Si racconta — e come spesso accade a Palermo, le storie vere si intrecciano con la leggenda — che alla fine dell’Ottocento un panettiere del centro storico decise di dedicare una nuova forma di pane a una principessa. La chiamò “Mafalda”, in onore di Mafalda di Savoia, una delle figure più amate della Casa Reale. Forse lo fece per attirare l’attenzione, forse per imprimere al suo forno un tocco di nobiltà.
Quel gesto semplice, un nome inciso nella memoria della farina e del lievito, diede vita a un simbolo che avrebbe superato i secoli e le mode: la mafalda palermitana, il pane che da allora non è mai mancato nei forni e nelle tavole della città.
Vera o no, questa storia racconta qualcosa di autentico: la volontà del popolo palermitano di nobilitare anche le cose più umili, di dare dignità e bellezza persino al pane quotidiano. In fondo, la mafalda nasce proprio così, come un atto di orgoglio e d’amore per l’arte bianca, un piccolo capolavoro di artigianato alimentare che unisce estetica, sapore e identità.
Le dominazioni siciliane in un panino
Dietro la crosta dorata della mafalda si nasconde un legame antico con la storia stessa della Sicilia. Questo pane, fatto con semola di grano duro rimacinata e coperto da una pioggia di semi di sesamo — o “giuggiulena”, come la chiamano i palermitani — porta con sé i segni delle dominazioni che hanno attraversato l’isola. Il sesamo, in particolare, è un retaggio della cultura araba, che nei secoli di presenza in Sicilia introdusse nuovi profumi, tecniche e ingredienti nella cucina locale. Così, quel rivestimento croccante e profumato non è solo decorativo: è una traccia viva della Sicilia multietnica, della sua storia fatta di contaminazioni e mescolanze.

La mafalda, con la sua forma sinuosa “a serpentina” o “a doppia S”, nasce come pane di casa e di quartiere.
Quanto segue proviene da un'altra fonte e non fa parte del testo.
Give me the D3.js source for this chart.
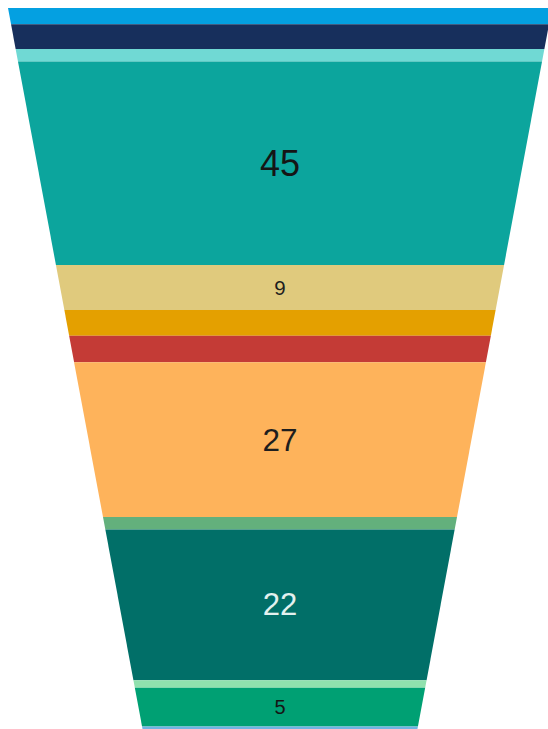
<!DOCTYPE html>
<html>
<head>
<meta charset="utf-8">
<script src="https://cdn.jsdelivr.net/npm/d3@7/dist/d3.min.js"></script>
<style>
  html, body { margin: 0; padding: 0; background: #fff; overflow: hidden; }
  svg { display: block; }
</style>
</head>
<body>
<svg id="chart" width="548" height="729"></svg>
<script>
// Funnel stages, top to bottom
const stages = ["A", "B", "C", "D", "E", "F", "G", "H", "I", "J", "K", "L", "M"];
const values = [4, 6, 3, 45, 9, 5, 5, 27, 2, 22, 1, 5, 3];
const colors = ["#04a0e1", "#172f5c", "#70d9d4", "#0ca59d", "#e0ca7d", "#e4a000",
                "#c43b36", "#feb35b", "#63b07c", "#016f68", "#90e1ae", "#00a073", "#6fb4e2"];
const labelColors = ["#222", "#fff", "#222", "#151515", "#1e1e1e", "#222",
                     "#fff", "#1e1e1e", "#222", "#e3f1ef", "#222", "#151515", "#222"];

const svg = d3.select("#chart");

// Trapezoid geometry: half width shrinks linearly with depth
const cx = 280, topY = 8, halfTop = 272, slope = 0.1866;
const unitArea = 2198; // area per unit of value

const total = d3.sum(values);
const cum = d3.cumsum(values);
const areaScale = d3.scaleLinear().domain([0, total]).range([0, total * unitArea]);

// depth at which the trapezoid area above equals a
const depthFor = a => (halfTop - Math.sqrt(halfTop * halfTop - slope * a)) / slope;
const yFor = v => topY + depthFor(areaScale(v));
const halfAt = y => halfTop - slope * (y - topY);

const segs = values.map((v, i) => {
  const y0 = yFor(i === 0 ? 0 : cum[i - 1]);
  const y1 = yFor(cum[i]);
  return { v, i, y0, y1 };
});

svg.selectAll("path.seg")
  .data(segs)
  .join("path")
  .attr("class", "seg")
  .attr("fill", d => colors[d.i])
  .attr("d", d => {
    const h0 = halfAt(d.y0), h1 = halfAt(d.y1);
    return d3.line()([[cx - h0, d.y0], [cx + h0, d.y0], [cx + h1, d.y1], [cx - h1, d.y1]]) + "Z";
  });

// label size grows with band height
const fontScale = d3.scaleLinear().domain([40, 200]).range([20, 36]).clamp(true);

svg.selectAll("text.lbl")
  .data(segs.filter(d => d.y1 - d.y0 > 30))
  .join("text")
  .attr("class", "lbl")
  .attr("x", cx)
  .attr("y", d => (d.y0 + d.y1) / 2)
  .attr("text-anchor", "middle")
  .attr("dominant-baseline", "central")
  .attr("font-family", "Liberation Sans, Arial, Helvetica, sans-serif")
  .attr("font-size", d => fontScale(d.y1 - d.y0))
  .attr("fill", d => labelColors[d.i])
  .text(d => d.v);
</script>
</body>
</html>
Nei forni di Palermo, dove il calore del legno e il profumo di semola si mescolano al chiacchiericcio dei vicini, si modellano da generazioni queste pagnotte che sembrano piccole opere d’arte. il panettiere intreccia l’impasto con gesti tramandati, quasi rituali, per ottenere quella forma che — una volta cotta — racconta di tradizione, pazienza e mestiere.
L’anima fragrante del pane palermitano
La mafalda non si confonde con altri pani, dato che è riconoscibile al primo sguardo: dorata, profumata, croccante fuori e morbida dentro, con una mollica compatta ma mai pesante. Quando la si spezza, sprigiona un profumo che parla di grano e forno, di tempo e lavoro manuale.
L’impasto è semplice: semola, acqua, lievito, sale e, in alcune versioni, un tocco di miele o malto che aiuta a dorare la superficie. Ma la semplicità, in questo caso, è solo apparente. Dietro c’è una sapienza antica, fatta di dosi “a occhio” e di gesti appresi osservando gli anziani.
Ogni forno ha la sua “ricetta segreta”, piccole variazioni tramandate come formule magiche: c’è chi lascia riposare l’impasto più a lungo, chi preferisce una crosta più spessa, chi dosa il sesamo con generosità. E ogni quartiere giura che la sua mafalda sia la migliore di Palermo.

Mafalda, la regina dello street food
La mafalda non è solo un pane: è un personaggio del teatro culinario palermitano. Nel vocabolario della città, “pane” non è mai solo accompagnamento: è parte integrante dei piatti, un ingrediente vivo. E la mafalda lo dimostra in pieno.
Naturalmente, il modo più immediato di gustarla è quella di farcirla con panelle e cazzilli, nel classico street food palermitano ormai celebre in tutto il mondo. Tagliata a metà e farcita con la milza del pani câ mèusa, accoglie uno dei piatti più identitari della città: povero negli ingredienti, ma nobile nella storia. E nella versione “cunzata”, tipica delle tavole estive, la mafalda si veste di sapori mediterranei — olio d’oliva, pomodoro, acciughe, origano, formaggio — trasformandosi in un pasto completo. Spesso viene farcita anche con salumi come mortadella, prosciutto o salame locale.

La mafalda è il pane della domenica, della colazione salata, del “mangiamo qualcosa al volo”: è nobile di nome, ma profondamente popolare di spirito. E forse è proprio questo il segreto del suo successo: come la città che l’ha inventata, mescola eleganza e umiltà, tradizione e invenzione, passato e presente.
Dietro ogni mafalda c’è la mano di un fornaio, ma anche il sorriso di una città che non ha mai smesso di celebrare la bellezza delle piccole cose. Forse la principessa Mafalda non seppe mai di avere un pane dedicato a lei: ma a Palermo, quel nome è rimasto inciso nel forno della memoria, insieme all’odore della farina e al suono del mare.